▸ REQUIREMENTS: What follows is a listing. Return every line of it exactly.

▸ DATASET CONTENT:
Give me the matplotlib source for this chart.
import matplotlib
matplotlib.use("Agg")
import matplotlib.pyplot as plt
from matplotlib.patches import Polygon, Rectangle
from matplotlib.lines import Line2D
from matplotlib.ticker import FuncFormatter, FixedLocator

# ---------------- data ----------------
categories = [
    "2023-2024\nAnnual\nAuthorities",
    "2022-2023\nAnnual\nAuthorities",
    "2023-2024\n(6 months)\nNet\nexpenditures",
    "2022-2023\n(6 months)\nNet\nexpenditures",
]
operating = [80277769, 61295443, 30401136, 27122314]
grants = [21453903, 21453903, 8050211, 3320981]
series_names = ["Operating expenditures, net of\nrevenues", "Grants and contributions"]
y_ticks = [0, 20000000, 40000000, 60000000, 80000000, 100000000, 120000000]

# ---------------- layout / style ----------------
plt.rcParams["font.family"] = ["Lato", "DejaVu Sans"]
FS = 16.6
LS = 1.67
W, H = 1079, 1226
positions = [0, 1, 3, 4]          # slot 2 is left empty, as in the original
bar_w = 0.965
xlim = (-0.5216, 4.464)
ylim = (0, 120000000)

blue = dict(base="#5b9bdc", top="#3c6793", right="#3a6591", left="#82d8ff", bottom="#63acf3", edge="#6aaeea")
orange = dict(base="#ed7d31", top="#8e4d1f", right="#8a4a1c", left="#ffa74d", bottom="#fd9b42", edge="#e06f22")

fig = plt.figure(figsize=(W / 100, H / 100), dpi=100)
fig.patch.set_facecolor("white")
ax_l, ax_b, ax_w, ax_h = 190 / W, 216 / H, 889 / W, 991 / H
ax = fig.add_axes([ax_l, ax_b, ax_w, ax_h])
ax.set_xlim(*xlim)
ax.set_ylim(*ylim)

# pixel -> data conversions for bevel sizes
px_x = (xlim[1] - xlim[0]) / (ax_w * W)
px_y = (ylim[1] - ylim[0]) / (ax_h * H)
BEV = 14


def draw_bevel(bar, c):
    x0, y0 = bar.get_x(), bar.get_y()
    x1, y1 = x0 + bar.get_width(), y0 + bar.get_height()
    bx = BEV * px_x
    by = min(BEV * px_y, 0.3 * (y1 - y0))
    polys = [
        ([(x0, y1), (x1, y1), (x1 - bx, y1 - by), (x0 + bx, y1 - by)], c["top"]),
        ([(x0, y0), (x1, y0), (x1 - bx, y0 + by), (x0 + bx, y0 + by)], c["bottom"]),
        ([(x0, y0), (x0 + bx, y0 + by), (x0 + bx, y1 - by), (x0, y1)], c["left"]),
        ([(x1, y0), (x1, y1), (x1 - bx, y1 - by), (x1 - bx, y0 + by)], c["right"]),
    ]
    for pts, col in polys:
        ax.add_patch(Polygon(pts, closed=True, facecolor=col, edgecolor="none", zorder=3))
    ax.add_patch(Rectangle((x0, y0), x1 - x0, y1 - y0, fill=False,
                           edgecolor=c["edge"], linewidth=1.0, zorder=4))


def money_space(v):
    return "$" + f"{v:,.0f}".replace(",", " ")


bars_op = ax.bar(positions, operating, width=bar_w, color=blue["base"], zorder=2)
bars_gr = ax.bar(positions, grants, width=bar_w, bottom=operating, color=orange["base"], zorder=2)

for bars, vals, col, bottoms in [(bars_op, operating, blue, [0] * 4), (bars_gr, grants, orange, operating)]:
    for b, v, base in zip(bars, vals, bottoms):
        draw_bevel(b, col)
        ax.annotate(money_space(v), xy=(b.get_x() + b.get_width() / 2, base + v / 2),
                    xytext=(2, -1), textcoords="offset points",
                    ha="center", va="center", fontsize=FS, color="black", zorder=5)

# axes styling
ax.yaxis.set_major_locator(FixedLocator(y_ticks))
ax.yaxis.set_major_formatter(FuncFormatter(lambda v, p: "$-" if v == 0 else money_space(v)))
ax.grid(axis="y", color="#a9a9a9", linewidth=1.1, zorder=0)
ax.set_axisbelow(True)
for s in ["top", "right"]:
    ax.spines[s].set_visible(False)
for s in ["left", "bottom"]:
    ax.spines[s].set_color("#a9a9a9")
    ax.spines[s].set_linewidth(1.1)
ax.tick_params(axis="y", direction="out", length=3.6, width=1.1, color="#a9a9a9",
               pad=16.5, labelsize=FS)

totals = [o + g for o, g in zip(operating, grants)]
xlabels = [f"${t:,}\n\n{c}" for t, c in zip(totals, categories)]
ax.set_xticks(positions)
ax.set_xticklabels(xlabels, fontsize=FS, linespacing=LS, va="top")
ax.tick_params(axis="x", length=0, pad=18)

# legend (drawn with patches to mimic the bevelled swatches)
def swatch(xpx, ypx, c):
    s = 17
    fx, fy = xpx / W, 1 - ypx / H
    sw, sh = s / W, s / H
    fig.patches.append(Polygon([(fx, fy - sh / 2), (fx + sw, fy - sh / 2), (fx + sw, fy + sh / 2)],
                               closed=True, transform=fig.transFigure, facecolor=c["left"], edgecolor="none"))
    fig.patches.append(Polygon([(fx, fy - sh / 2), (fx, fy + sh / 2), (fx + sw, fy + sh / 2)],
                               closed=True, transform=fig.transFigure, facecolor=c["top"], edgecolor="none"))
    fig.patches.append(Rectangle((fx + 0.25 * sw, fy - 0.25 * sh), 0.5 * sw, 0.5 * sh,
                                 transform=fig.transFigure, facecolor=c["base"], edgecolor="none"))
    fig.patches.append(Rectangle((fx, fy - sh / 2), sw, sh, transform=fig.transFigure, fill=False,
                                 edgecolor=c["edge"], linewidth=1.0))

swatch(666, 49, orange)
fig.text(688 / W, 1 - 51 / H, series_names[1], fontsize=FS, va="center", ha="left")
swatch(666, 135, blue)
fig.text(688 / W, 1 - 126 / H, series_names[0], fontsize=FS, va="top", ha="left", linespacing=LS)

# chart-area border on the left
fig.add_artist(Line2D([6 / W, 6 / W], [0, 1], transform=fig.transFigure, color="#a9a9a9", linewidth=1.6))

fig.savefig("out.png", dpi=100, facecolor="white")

▸ ANSWER TO THIS PROBLEM:
Give me the matplotlib source for this chart.
import matplotlib
matplotlib.use("Agg")
import matplotlib.pyplot as plt
from matplotlib.patches import Polygon, Rectangle
from matplotlib.lines import Line2D
from matplotlib.ticker import FuncFormatter, FixedLocator

# ---------------- data ----------------
categories = [
    "2023-2024\nAnnual\nAuthorities",
    "2022-2023\nAnnual\nAuthorities",
    "2023-2024\n(6 months)\nNet\nexpenditures",
    "2022-2023\n(6 months)\nNet\nexpenditures",
]
operating = [80277769, 61295443, 30401136, 27122314]
grants = [21453903, 21453903, 8050211, 3320981]
series_names = ["Operating expenditures, net of\nrevenues", "Grants and contributions"]
y_ticks = [0, 20000000, 40000000, 60000000, 80000000, 100000000, 120000000]

# ---------------- layout / style ----------------
plt.rcParams["font.family"] = ["Lato", "DejaVu Sans"]
FS = 16.6
LS = 1.67
W, H = 1079, 1226
positions = [0, 1, 3, 4]          # slot 2 is left empty, as in the original
bar_w = 0.965
xlim = (-0.5216, 4.464)
ylim = (0, 120000000)

blue = dict(base="#5b9bdc", top="#3c6793", right="#3a6591", left="#82d8ff", bottom="#63acf3", edge="#6aaeea")
orange = dict(base="#ed7d31", top="#8e4d1f", right="#8a4a1c", left="#ffa74d", bottom="#fd9b42", edge="#e06f22")

fig = plt.figure(figsize=(W / 100, H / 100), dpi=100)
fig.patch.set_facecolor("white")
ax_l, ax_b, ax_w, ax_h = 190 / W, 216 / H, 889 / W, 991 / H
ax = fig.add_axes([ax_l, ax_b, ax_w, ax_h])
ax.set_xlim(*xlim)
ax.set_ylim(*ylim)

# pixel -> data conversions for bevel sizes
px_x = (xlim[1] - xlim[0]) / (ax_w * W)
px_y = (ylim[1] - ylim[0]) / (ax_h * H)
BEV = 14


def draw_bevel(bar, c):
    x0, y0 = bar.get_x(), bar.get_y()
    x1, y1 = x0 + bar.get_width(), y0 + bar.get_height()
    bx = BEV * px_x
    by = min(BEV * px_y, 0.3 * (y1 - y0))
    polys = [
        ([(x0, y1), (x1, y1), (x1 - bx, y1 - by), (x0 + bx, y1 - by)], c["top"]),
        ([(x0, y0), (x1, y0), (x1 - bx, y0 + by), (x0 + bx, y0 + by)], c["bottom"]),
        ([(x0, y0), (x0 + bx, y0 + by), (x0 + bx, y1 - by), (x0, y1)], c["left"]),
        ([(x1, y0), (x1, y1), (x1 - bx, y1 - by), (x1 - bx, y0 + by)], c["right"]),
    ]
    for pts, col in polys:
        ax.add_patch(Polygon(pts, closed=True, facecolor=col, edgecolor="none", zorder=3))
    ax.add_patch(Rectangle((x0, y0), x1 - x0, y1 - y0, fill=False,
                           edgecolor=c["edge"], linewidth=1.0, zorder=4))


def money_space(v):
    return "$" + f"{v:,.0f}".replace(",", " ")


bars_op = ax.bar(positions, operating, width=bar_w, color=blue["base"], zorder=2)
bars_gr = ax.bar(positions, grants, width=bar_w, bottom=operating, color=orange["base"], zorder=2)

for bars, vals, col, bottoms in [(bars_op, operating, blue, [0] * 4), (bars_gr, grants, orange, operating)]:
    for b, v, base in zip(bars, vals, bottoms):
        draw_bevel(b, col)
        ax.annotate(money_space(v), xy=(b.get_x() + b.get_width() / 2, base + v / 2),
                    xytext=(2, -1), textcoords="offset points",
                    ha="center", va="center", fontsize=FS, color="black", zorder=5)

# axes styling
ax.yaxis.set_major_locator(FixedLocator(y_ticks))
ax.yaxis.set_major_formatter(FuncFormatter(lambda v, p: "$-" if v == 0 else money_space(v)))
ax.grid(axis="y", color="#a9a9a9", linewidth=1.1, zorder=0)
ax.set_axisbelow(True)
for s in ["top", "right"]:
    ax.spines[s].set_visible(False)
for s in ["left", "bottom"]:
    ax.spines[s].set_color("#a9a9a9")
    ax.spines[s].set_linewidth(1.1)
ax.tick_params(axis="y", direction="out", length=3.6, width=1.1, color="#a9a9a9",
               pad=16.5, labelsize=FS)

totals = [o + g for o, g in zip(operating, grants)]
xlabels = [f"${t:,}\n\n{c}" for t, c in zip(totals, categories)]
ax.set_xticks(positions)
ax.set_xticklabels(xlabels, fontsize=FS, linespacing=LS, va="top")
ax.tick_params(axis="x", length=0, pad=18)

# legend (drawn with patches to mimic the bevelled swatches)
def swatch(xpx, ypx, c):
    s = 17
    fx, fy = xpx / W, 1 - ypx / H
    sw, sh = s / W, s / H
    fig.patches.append(Polygon([(fx, fy - sh / 2), (fx + sw, fy - sh / 2), (fx + sw, fy + sh / 2)],
                               closed=True, transform=fig.transFigure, facecolor=c["left"], edgecolor="none"))
    fig.patches.append(Polygon([(fx, fy - sh / 2), (fx, fy + sh / 2), (fx + sw, fy + sh / 2)],
                               closed=True, transform=fig.transFigure, facecolor=c["top"], edgecolor="none"))
    fig.patches.append(Rectangle((fx + 0.25 * sw, fy - 0.25 * sh), 0.5 * sw, 0.5 * sh,
                                 transform=fig.transFigure, facecolor=c["base"], edgecolor="none"))
    fig.patches.append(Rectangle((fx, fy - sh / 2), sw, sh, transform=fig.transFigure, fill=False,
                                 edgecolor=c["edge"], linewidth=1.0))

swatch(666, 49, orange)
fig.text(688 / W, 1 - 51 / H, series_names[1], fontsize=FS, va="center", ha="left")
swatch(666, 135, blue)
fig.text(688 / W, 1 - 126 / H, series_names[0], fontsize=FS, va="top", ha="left", linespacing=LS)

# chart-area border on the left
fig.add_artist(Line2D([6 / W, 6 / W], [0, 1], transform=fig.transFigure, color="#a9a9a9", linewidth=1.6))

fig.savefig("out.png", dpi=100, facecolor="white")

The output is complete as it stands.